A last aspect to consider is whether Wikipedia can sort our changes taking place in a language offline. As we have seen, creating a Wikipedia version is a demanding process, and it could be well seen more and more as an up-to-date criteria to measure the vitality of a language and as such become an important aspect of sociolinguistics and language policies.

The complicated impact of Wikipedia (and more generally speaking Web 2.0) on “weaker” languages, i.e., language without much institutional support, needs more scrutiny. On the one hand, it offers an incredible opportunity (low-cost production and circulation of content), while on the other it generates a huge pressure on volunteers to standardize and harmonize their languages. Typically issues concern local varieties, spelling, and vocabulary especially when neologisms are needed (also contradicting Wikipedia core principle regarding “no new knowledge”). Moreover, Wikipedians are not or may not necessarily be well connected to established language activists and their institutions.

Baxter (2009) examined the process in more details for the Breton language, showing how the Breton Wikipedia evolves from being a terminology consumer to being a terminology provider. Disputes revolve around the rejection of French calques (as a result of some kind of inferiority complex) and alternatives such as the use of international calques for the nativization of new words (but then again which one? ie. Latvia following the name of the country in Latvian, English, and Slavic languages or Letonia following German, Dutch, Scandinavian, and Romance languages, cited in Baxter 2009, p. 70), borrowing from other Celtic languages (Welsh especially) as well as different shades of purism (reformist purism, elitist purism, xenophobic purism) (see Baxter 2009, pp. 71–72) and a preference for continuity with earlier translations (especially to serve children enrolled in Breton language schools). By its sheer volume, the Breton Wikipedia is the biggest corpus in Breton today and the only encyclopedia in Breton, and, therefore, it is bound to be influential in the evolution of the language, especially since in this case no reliable sources like established dictionaries and encyclopedias are available; Wikipedia is, unavoidably, becoming itself such a source of language standardization.

Regional languages lacking full-fledged state support are only one kind of lesser-resourced languages greatly affected by Wikipedia. Van Dijk (2009) compares them with third world languages (sic!) by which he means poorly institutionalized languages from the Global South; his analysis does not include Portuguese or Spanish, but he deals with Bahasa Indonesian, Arabic, and Swahili. At the time poor access to the Internet, lack of software standards (for long ASCII signs did not deal properly with Arabic characters), and censorship were likely explanations for their poor visibility in Wikipedia. Van Dijk also notes differences between them using local geographical knowledge as an indicator: the Swahili Wikipedia covers cities in the region much less than the English Wikipedia, the situation is slightly more balanced for Arabic, and Indonesian has more regional city content than the English Wikipedia. This suggests different roles for English in these regional contexts.

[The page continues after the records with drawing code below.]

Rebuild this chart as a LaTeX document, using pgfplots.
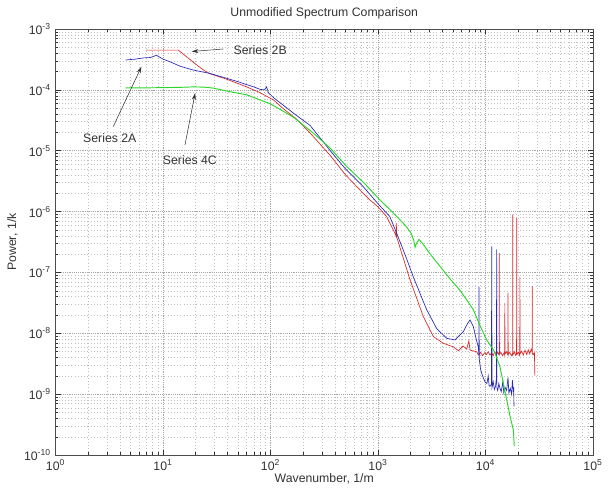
\documentclass[border=0pt]{standalone}
\usepackage{fontspec}
\setmainfont{Liberation Sans}
\usepackage{pgfplots}
\pgfplotsset{compat=1.18}
\usetikzlibrary{arrows.meta,calc}
\definecolor{cblue}{RGB}{40,40,185}
\definecolor{cred}{RGB}{215,40,40}
\definecolor{cgreen}{RGB}{40,215,40}
\newcommand{\lfont}{\fontsize{9.2}{11}\selectfont}
\begin{document}
\begin{tikzpicture}
\begin{axis}[
  scale only axis, width=403pt, height=319.5pt,
  xmode=log, ymode=log,
  xmin=1, xmax=1e5, ymin=1e-10, ymax=1e-3,
  xtick={1,10,100,1000,10000,100000},
  ytick={1e-10,1e-9,1e-8,1e-7,1e-6,1e-5,1e-4,1e-3},
  minor xtick={2,3,4,5,6,7,8,9,20,30,40,50,60,70,80,90,200,300,400,500,600,700,800,900,2000,3000,4000,5000,6000,7000,8000,9000,20000,30000,40000,50000,60000,70000,80000,90000},
  minor ytick={2e-10,3e-10,4e-10,5e-10,6e-10,7e-10,8e-10,9e-10,2e-9,3e-9,4e-9,5e-9,6e-9,7e-9,8e-9,9e-9,2e-8,3e-8,4e-8,5e-8,6e-8,7e-8,8e-8,9e-8,2e-7,3e-7,4e-7,5e-7,6e-7,7e-7,8e-7,9e-7,2e-6,3e-6,4e-6,5e-6,6e-6,7e-6,8e-6,9e-6,2e-5,3e-5,4e-5,5e-5,6e-5,7e-5,8e-5,9e-5,2e-4,3e-4,4e-4,5e-4,6e-4,7e-4,8e-4,9e-4},
  log number format basis/.code 2 args={#1\textsuperscript{\pgfmathprintnumber[assume math mode=true]{#2}}},
  grid=both,
  major grid style={densely dotted, gray!70, line width=0.4pt},
  minor grid style={dotted, gray!50, line width=0.4pt},
  tick align=inside, tick pos=both,
  major tick length=4pt, minor tick length=2.2pt,
  axis line style={gray!60!black, line width=0.5pt},
  every tick/.style={gray!40!black, line width=0.4pt},
  tick label style={font=\lfont, text=black!80},
  label style={font=\lfont, text=black!80},
  every axis title shift=0pt,
  title style={font=\lfont, text=black!80, at={(axis description cs:0.5,1.036)}, anchor=center},
  title={Unmodified Spectrum Comparison},
  xlabel={Wavenumber, 1/m},
  ylabel={Power, 1/k},
  xlabel style={at={(axis description cs:0.5,-0.056)}, anchor=center},
  ylabel style={at={(axis description cs:-0.08,0.5)}, anchor=center},
]
% Series 2B (red)
\addplot[cred, line width=0.5pt] table {
6.95 4.5e-4
13.9 4.5e-4
21.3 2.45e-4
24 2.1e-4
27.4 1.84e-4
39.1 1.5e-4
60 1.12e-4
80 9.0e-5
107 6.8e-5
130 5.0e-5
175 3.3e-5
234 1.95e-5
357 8.5e-6
500 4.0e-6
729 2.0e-6
843 1.55e-6
1000 1.2e-6
1202 8.3e-7
1439 4.4e-7
1470 4.0e-7
1480 6.5e-7
1495 3.8e-7
1986 7.6e-8
2636 1.9e-8
3266 8.9e-9
4046 6.9e-9
5012 6.0e-9
5600 5.2e-9
6200 6.2e-9
6683 5.5e-9
7000 7.5e-9
7200 5.3e-9
8279 5.0e-9
8600 4.4e-9
9000 4.9e-9
9400 4.3e-9
9800 4.8e-9
10200 4.5e-9
10600 5.0e-9
11000 4.4e-9
11400 4.8e-9
11800 4.3e-9
12200 5.0e-9
12600 4.5e-9
13000 4.9e-9
13380 4.4e-9
13430 2.1e-7
13480 4.5e-9
13900 4.9e-9
14400 4.3e-9
14900 4.8e-9
15100 4.4e-9
15140 3.2e-8
15180 4.6e-9
15700 5.0e-9
16180 4.4e-9
16220 4.6e-8
16260 4.5e-9
16800 4.9e-9
17400 4.3e-9
17880 4.7e-9
17910 8.9e-7
17950 4.4e-9
18600 5.0e-9
19000 4.4e-9
19460 4.7e-9
19500 7.8e-7
19540 4.5e-9
20200 4.9e-9
20850 4.3e-9
20890 8.5e-8
20930 4.6e-9
21700 5.1e-9
22500 4.4e-9
23300 5.3e-9
24200 4.5e-9
25000 5.4e-9
25800 4.6e-9
26600 5.5e-9
27200 4.8e-9
27230 6.0e-8
27260 4.7e-9
27900 4.5e-9
28500 4.9e-9
28800 2.0e-9
};
% Series 2A (blue)
\addplot[cblue, line width=0.5pt] table {
4.5 3.1e-4
5.5 3.2e-4
6.6 3.35e-4
7.6 3.4e-4
8.7 3.7e-4
10 3.2e-4
11.6 2.9e-4
14.4 2.45e-4
19.1 2.12e-4
27.4 1.86e-4
39.1 1.55e-4
50 1.36e-4
60 1.22e-4
70 1.12e-4
80 1.02e-4
88 1.0e-4
92 1.12e-4
95.5 9.0e-5
107 7.4e-5
130 5.7e-5
162 4.2e-5
234 2.6e-5
357 1.02e-5
500 5.0e-6
729 2.57e-6
1000 1.35e-6
1288 8.3e-7
1493 4.4e-7
1800 1.9e-7
2128 8.5e-8
2838 2.45e-8
3516 1.2e-8
4355 8.3e-9
5200 7.8e-9
6223 1.07e-8
6800 1.45e-8
7178 1.66e-8
7709 1.29e-8
8200 8.0e-9
8570 6.0e-9
8680 4.5e-9
8710 5.8e-8
8740 3.8e-9
9000 2.6e-9
9226 2.2e-9
9500 1.9e-9
9886 1.6e-9
10300 1.5e-9
10600 2.0e-9
10800 1.4e-9
11000 1.35e-9
11350 1.45e-9
11430 2.7e-7
11500 1.3e-9
11800 1.6e-9
12100 1.2e-9
12400 1.35e-9
12650 1.9e-9
12700 2.4e-7
12750 1.3e-9
13000 1.15e-9
13300 1.5e-9
13650 1.25e-9
14000 1.1e-9
14500 1.6e-9
14800 1.05e-9
15200 1.3e-9
15740 1.15e-9
16200 1.9e-9
16500 1.05e-9
17000 1.25e-9
17500 1.0e-9
17800 1.7e-9
18160 1.1e-9
18300 1.3e-9
18410 6.3e-10
};
% Series 4C (green)
\addplot[cgreen, line width=0.7pt] table {
4.5 1.08e-4
7 1.08e-4
10 1.09e-4
14.4 1.1e-4
19.1 1.12e-4
24 1.11e-4
29.4 1.07e-4
40 9.5e-5
60 8.3e-5
100 5.9e-5
162 3.6e-5
250 1.95e-5
360 1.1e-5
512 5.5e-6
750 2.9e-6
1045 1.55e-6
1479 8.5e-7
1849 5.6e-7
2050 4.3e-7
2150 3.4e-7
2210 2.6e-7
2280 3.0e-7
2404 3.5e-7
2600 3.0e-7
3000 2.1e-7
3776 1.26e-7
4700 7.8e-8
5794 5.1e-8
6800 3.4e-8
7709 2.45e-8
8800 1.4e-8
10260 7.8e-9
11830 5.4e-9
12400 4.5e-9
13650 2.8e-9
14700 1.5e-9
15740 8.1e-10
17000 4.2e-10
18160 2.6e-10
18530 1.4e-10
};
\node[font=\lfont, text=black!80] at (axis cs:3.2,1.62e-5) {Series 2A};
\draw[black!80, line width=0.4pt, -{Stealth[length=5pt,width=3pt]}] (axis cs:3.45,2.5e-5) -- (axis cs:6.3,2.4e-4);
\node[font=\lfont, text=black!80] at (axis cs:17.8,7.1e-6) {Series 4C};
\draw[black!80, line width=0.4pt, -{Stealth[length=5pt,width=3pt]}] (axis cs:16,1.24e-5) -- (axis cs:19.9,8.8e-5);
\node[font=\lfont, text=black!80, anchor=west] at (axis cs:41,4.52e-4) {Series 2B};
\draw[black!80, line width=0.4pt, -{Stealth[length=5pt,width=3pt]}] (axis cs:36.4,4.7e-4) -- (axis cs:18.5,4.27e-4);
\end{axis}
\pgfresetboundingbox
\path ($(current axis.south west)+(-41.6pt,-24pt)$) rectangle ($(current axis.north east)+(11.25pt,21.75pt)$);
\end{tikzpicture}
\end{document}
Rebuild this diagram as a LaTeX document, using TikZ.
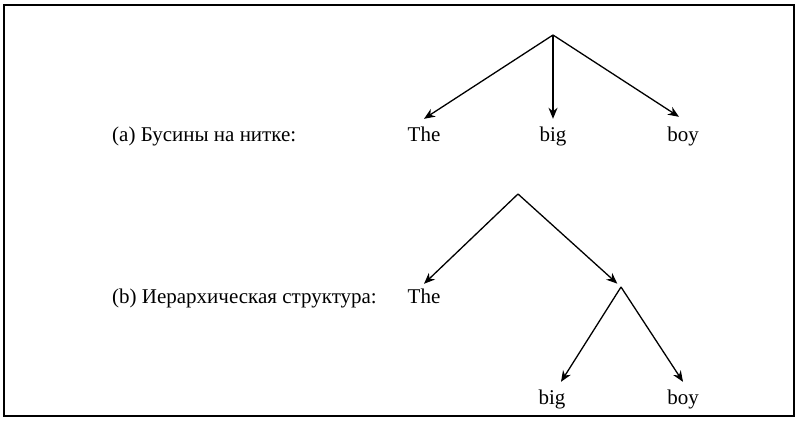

More generally Van Dijk (2009) signals interesting absences that relates to the different repertoires of multilingual speakers. For example, he observes that the Afrikaans Wikipedia is relatively small and most likely because Afrikaners do not feel the urge to create it and as they consult routinely the English Wikipedia instead. By contrast the Luxembourgian Wikipedia is much larger than expected despite the diglossic situation in Luxembourg and the role of umbrella language German as the standard language. But then again Swiss Germans seem to have no incentive to contribute to an Alemanic Wikipedia, and they happily consult the German Wikipedia , since High German is the proper language for an encyclopedia (Van Dijk 2009: 246). These examples show that Wikipedia can be both a tool of language revitalization and a tool of further marginalization. This is not only influencing the balance between minority and majority language in regional contexts (e.g., Breton and French in Bretagne) or between low and high varieties (e.g., Luxembourgian and German in Luxembourg). It can also affect the balance between national languages and English as global language. This phenomenon has been signaled very strongly for Icelandic which has been threatened by digital extinction in the age of the English Internet (see Henley 2018). Wikipedia contributes to this development even if there is an Icelandic Wikipedia featuring presently (summer 2018) less articles than the Luxembourgian one (see https://stats.wikimedia.org/EN/Sitemap.htm).

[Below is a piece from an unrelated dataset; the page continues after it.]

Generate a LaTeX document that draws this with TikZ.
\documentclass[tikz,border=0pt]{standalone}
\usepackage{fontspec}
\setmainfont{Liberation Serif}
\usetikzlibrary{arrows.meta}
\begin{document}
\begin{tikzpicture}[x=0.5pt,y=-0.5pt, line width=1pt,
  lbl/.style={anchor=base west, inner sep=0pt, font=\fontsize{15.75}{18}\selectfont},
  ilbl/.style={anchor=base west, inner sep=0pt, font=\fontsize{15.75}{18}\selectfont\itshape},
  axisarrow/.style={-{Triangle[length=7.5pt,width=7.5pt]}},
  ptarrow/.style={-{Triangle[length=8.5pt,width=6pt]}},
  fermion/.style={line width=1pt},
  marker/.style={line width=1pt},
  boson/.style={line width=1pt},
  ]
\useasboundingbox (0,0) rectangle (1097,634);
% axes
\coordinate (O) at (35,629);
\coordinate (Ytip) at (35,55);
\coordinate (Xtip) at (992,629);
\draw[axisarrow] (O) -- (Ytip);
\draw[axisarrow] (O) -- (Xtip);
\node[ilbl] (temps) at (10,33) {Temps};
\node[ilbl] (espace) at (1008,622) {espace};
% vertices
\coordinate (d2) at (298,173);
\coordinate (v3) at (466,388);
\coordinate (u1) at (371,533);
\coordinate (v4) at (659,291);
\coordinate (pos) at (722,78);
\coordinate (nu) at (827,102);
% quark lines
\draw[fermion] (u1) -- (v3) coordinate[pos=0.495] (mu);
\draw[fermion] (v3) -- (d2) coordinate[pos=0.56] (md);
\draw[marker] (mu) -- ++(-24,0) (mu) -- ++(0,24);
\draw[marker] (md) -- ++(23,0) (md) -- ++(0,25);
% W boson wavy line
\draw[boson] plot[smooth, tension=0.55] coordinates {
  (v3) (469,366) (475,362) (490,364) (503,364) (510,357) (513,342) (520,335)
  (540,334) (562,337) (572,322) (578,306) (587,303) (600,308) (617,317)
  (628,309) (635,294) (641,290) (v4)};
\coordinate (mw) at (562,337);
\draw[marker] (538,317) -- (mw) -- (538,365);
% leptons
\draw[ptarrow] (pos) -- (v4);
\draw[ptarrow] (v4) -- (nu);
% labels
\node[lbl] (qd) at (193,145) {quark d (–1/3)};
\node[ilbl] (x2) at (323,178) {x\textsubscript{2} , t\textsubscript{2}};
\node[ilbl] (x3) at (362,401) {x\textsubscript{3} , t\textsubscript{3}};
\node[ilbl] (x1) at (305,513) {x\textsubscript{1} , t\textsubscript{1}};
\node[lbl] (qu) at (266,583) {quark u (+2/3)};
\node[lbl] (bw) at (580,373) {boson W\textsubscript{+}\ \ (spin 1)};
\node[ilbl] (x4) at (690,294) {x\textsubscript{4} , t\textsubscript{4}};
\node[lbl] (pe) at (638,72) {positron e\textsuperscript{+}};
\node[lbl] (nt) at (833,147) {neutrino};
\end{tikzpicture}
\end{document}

Last but not least, Wikipedia is producing new bridges between languages. The interwiki links allow for smooth crossing between any pair of languages (as long as they feature articles identified by editors and bots as dealing with the same topic). This is important because it undermines the hub function English has in the words of translation (both for literary and scientific publications) and is identified as the hypercentral function of English (De Swaan 2001). In Wikipedia a user can develop her or his bilingualism and knowledge through navigation between let say Finnish and Maltese, German and Russian, Chinese and Japanese, or Spanish and Cebuano, without necessarily passing through English. This “crossing” shows that Wikipedia can be both a tool of the promotion of English on the one hand (through the role of English as a language of communication among editors of different Wikipedias and through the wide use of the English Wikipedia), and on the other hand, it offers tools to counterbalance the hegemonic position of English.

6 Conclusion

Wikipedia, as an interlinked set of monolingual Wikipedias, shows a particularly sustained engagement with linguistic diversity. It is both a mirror and a motor of global linguistic diversity, which is represented in all its complexity, including difficult power relations between language groups. It has developed complex policies and mechanisms to regulate the creation of new Wikipedias and at the same time contributes to the changing world language map through the many bridges it can create between languages. The role of multilingual editors is particularly important in shaping the relations between Wikipedias. It is, however, dependent on local contingencies whether the tool adds to the pressure of the growing use of English on the Internet or whether it provides opportunities to revitalize smaller languages. Likewise, the special position of the English Wikipedia as a global encyclopedia serving both an English-speaking monolingual audience in the hegemonic power and a global, multilingual audience is noteworthy.